The first brewing company in Frankenmuth was Geyers Brewery founded in 1862.  Another brewer, Frankenmuth Brewing Company, was organized in 1899.  With the Prohibition Enactment of 1930 the town was quite unhappy.  The Frankenmuth Brewing Company changed its' name to the Frankenmuth Products Company and started making malt extract.  Supposedly that substance was made for women to use in their baking.  It came in five gallon containers (pictured above) and more than likely was used in homes for brewing beer.  Frankenmuth Brewery was bought out by Carling Brewery in 1956- it was bought out by G.Heileman who went bankrupt and the large Frankenmuth plant was demolished in 2000. The site of that brewery now hosts a Bavarian-themed shopping plaza. One microbrewery now resides in Frankenmuth, - the Frankenmuth Brewery (a new company took the old name).  That brewery sits on the site of the Geyers Brewery and uses its' old 19th century cellars.  The history of beer brewing in Frankenmuth does have a rather convoluted history!  The microbrewery and restaurant is pictured below.


Michigan's State Capitol in Lansing

It seems strange to me that over the years, when we have made many trips to Michigan because it is my parent's home state, that we have never visited the state capitol.  It is about 70 miles from where we are now parked, but despite the distance we had to travel it was a worth the trip.
When it was dedicated in 1879 the building was the third capitol of the state.  Detroit was selected as the capitol city when Michigan was admitted to the union in 1837,  but the city borders Canada and it was decided that the Detroit was an unsafe place for a state capitol (in the mid 1800s the war of 1812 was a bit too fresh in the memories of many).  The third capitol of Michigan was designed to resemble the U.S. Capitol.  The statue in front of is that of Austin Blair, the war governor during the Civil War.  We had a small window of time to check out the gardens of the capitol before our guided tour started so we went back outside to look at the Victorian Gardens on the capitol grounds.
In 1992, after three years of restoration, the Michigan Capitol was recognized as one of the best examples of Victorian art and architecture.  Consequently the gardens on Capitol Square were also created to reflect that era.  Common to the practice of that time, low-growing flower varieties are used to create patterned garden beds (called carpet bedding).  The rainbow of colors flows in a pattern of bright oranges and reds at the Capitol's front entrance to the cooler color spectrum of blues and lavenders at the end of the building.

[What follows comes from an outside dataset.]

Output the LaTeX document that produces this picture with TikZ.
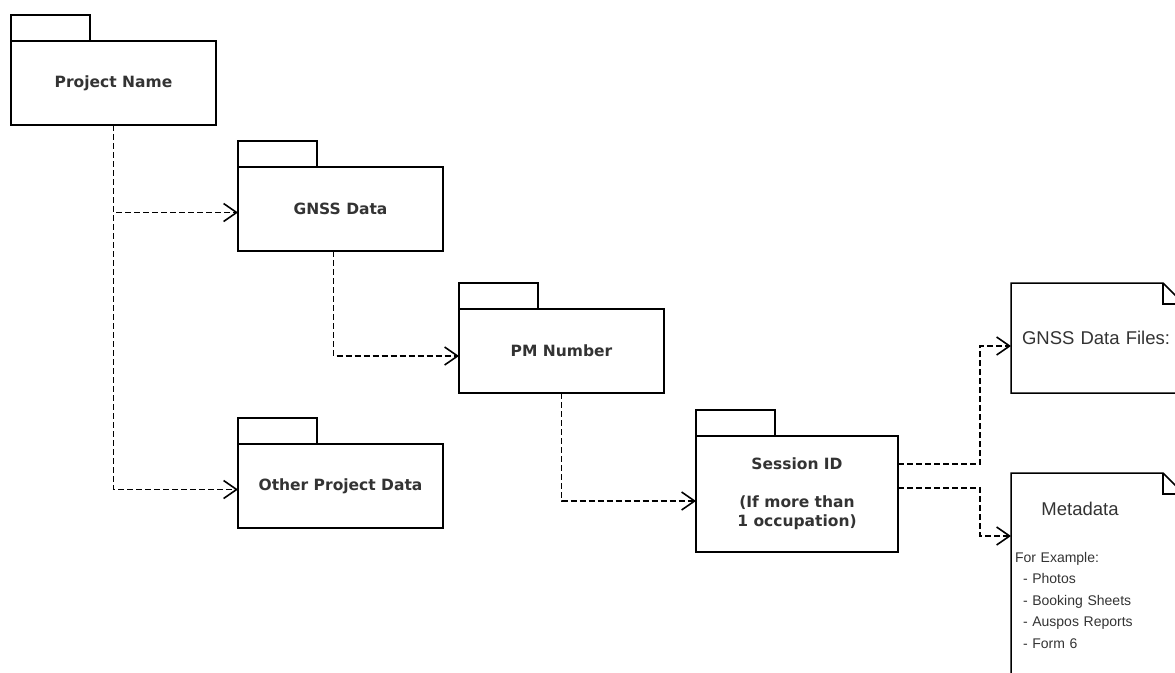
\documentclass[tikz,border=0pt]{standalone}
\usepackage{fontspec}
\setmainfont{Liberation Sans}
\newfontfamily\pkgfont{DejaVu Sans}
\usetikzlibrary{arrows.meta}

\begin{document}
\begin{tikzpicture}[x=1pt,y=-1pt,
    package/.style={draw,line width=1.5pt,outer sep=0pt,anchor=north west,
        minimum width=205pt,minimum height=84pt,align=center,text=black!80,
        font=\pkgfont\bfseries\fontsize{15.5}{19}\selectfont},
    note/.style={outer sep=0pt,anchor=north west,minimum width=173pt,align=left,
        text=black!80,font=\fontsize{14}{21.5}\selectfont},
    dep/.style={line width=1.6pt,dash pattern=on 6pt off 3pt,
        -{Straight Barb[length=13pt,width=18pt]}}
]
    \useasboundingbox (0,0) rectangle (1175,672);
    \clip (0,0) rectangle (1175,672);

    \node[package] (pn) at (11,41) {Project Name};
    \node[package] (gnss) at (238,167) {GNSS Data};
    \node[package] (other) at (238,444) {Other Project Data};
    \node[package] (pm) at (459,309) {PM Number};
    \node[package,minimum width=202pt,minimum height=116pt] (sess) at (696,436)
        {Session ID\\ \\(If more than\\1 occupation)};
    \foreach \p in {pn,gnss,other,pm,sess}
        \draw[line width=1.5pt] (\p.north west) rectangle ++(79,-26);

    \node[note,minimum height=110pt,text width=151pt,inner xsep=11pt,
        font=\fontsize{18.5}{22}\selectfont] (files) at (1011,283) {GNSS Data Files:};
    \node[note,minimum height=204pt,text width=165pt,inner xsep=4pt] (meta) at (1011,473)
        {\makebox[130pt]{\fontsize{18.5}{22}\selectfont Metadata}\\[25.5pt]
         For Example:\\
         \hspace*{8pt}- Photos\\
         \hspace*{8pt}- Booking Sheets\\
         \hspace*{8pt}- Auspos Reports\\
         \hspace*{8pt}- Form 6};
    \foreach \n in {files,meta} {
        \draw[line width=1.5pt] (\n.north west) -- ([xshift=-21pt]\n.north east)
            -- ([yshift=-21pt]\n.north east) -- (\n.south east) -- (\n.south west) -- cycle;
        \draw[line width=1.5pt] ([xshift=-21pt]\n.north east) |- ([yshift=-21pt]\n.north east);
    }

    \draw[dep] (pn.south) |- ([yshift=-3.5pt]gnss.west);
    \draw[dep] (pn.south) |- ([yshift=-3.5pt]other.west);
    \draw[dep] ([xshift=-7pt]gnss.south) |- ([yshift=-5pt]pm.west);
    \draw[dep] (pm.south) |- ([yshift=-7pt]sess.west);
    \draw[dep] ([yshift=30pt]sess.east) -- ++(82,0) |- ([yshift=-8pt]files.west);
    \draw[dep] ([yshift=6pt]sess.east) -- ++(82,0) |- ([yshift=39pt]meta.west);
\end{tikzpicture}
\end{document}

Our first stop on the tour of the Capitol was the Governor's office and parlor, one of the more beautiful rooms in the Capitol.  In the parlor a very beautifully carved cupboard caught my eye, pictured above.  Many of the original furnishings of the room are a tribute to Michigan's furniture-making heritage. In fact, one of my Mother's ancestors had a furniture manufacturing company in Saginaw, Michigan.
Pictured above is the House of Representatives.  Walls and ceilings of the capitol are beautifully decorated with elaborately hand-painted designs, as well as the rotunda and dome.  Our guide informed us that every room has a different motif, each one done by a different artist.  The cost of the building when it was constructed was $1,500,000- I would venture to say that it is more costly today and much of its elaborate art work is irreplaceable.  Before closing I want to mention one other fascinating feature of the Capitol.  The floor of the rotunda consists of glass and cast iron lattice work and its design creates an optical illusion.  Seen from several stories up it appears that the center of the floor sinks to form a bowl.